Can't wrap my head around this...
Say, we explode the whole thing like so:
$extract = explode('tra-la-la', $big_sourse);
Then we want to get a value at index 1:
$finish = $extract[1];
My question is how to get it in one go, to speak so. Something similar to this:
$finish = explode('tra-la-la', $big_sourse)[1]; // does not work
Something like the following would work like a charm:
$finish = end(explode('tra-la-la', $big_sourse));
// or
$finish = array_shift(explode('tra-la-la', $big_sourse));
But what if the value is sitting somewhere in the middle?
Function Array Dereferencing has been implemented in PHP 5.4. For older version that's a limitation in the PHP parser that was fixed in here, so no way around it for now I'm afraid.
Something like that :
end(array_slice(explode('tra-la-la', $big_sourse), 1, 1));
Though I don't think it's better/clearer/prettier than writing it on two lines.
you can use list
:
list($first_element) = explode(',', $source);
[1]
would actually be the second element in the array, not sure if you really meant that. if so, just add another variable to the list construct (and omit the first if preferred)

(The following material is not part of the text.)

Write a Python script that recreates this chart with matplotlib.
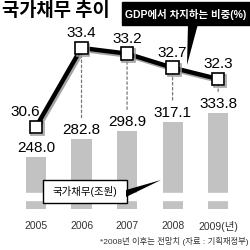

list($first_element, $second_elment) = explode(',', $source);
// or
list(, $second_element) = explode(',', $source);
My suggest - yes, I've figured out something -, would be to use an extra agrument allowed for the function. If it is set and positive, the returned array will contain a maximum of limit elements with the last element containing the rest of string. So, if we want to get, say, a value at index 2 (of course, we're sure that the value we like would be there beforehand), we just do it as follows:
$finish = end(explode('tra-la-la', $big_sourse, 3));
explode will return an array that contains a maximum of three elements, so we 'end' to the last element which the one we looked for, indexed 2 - and we're done!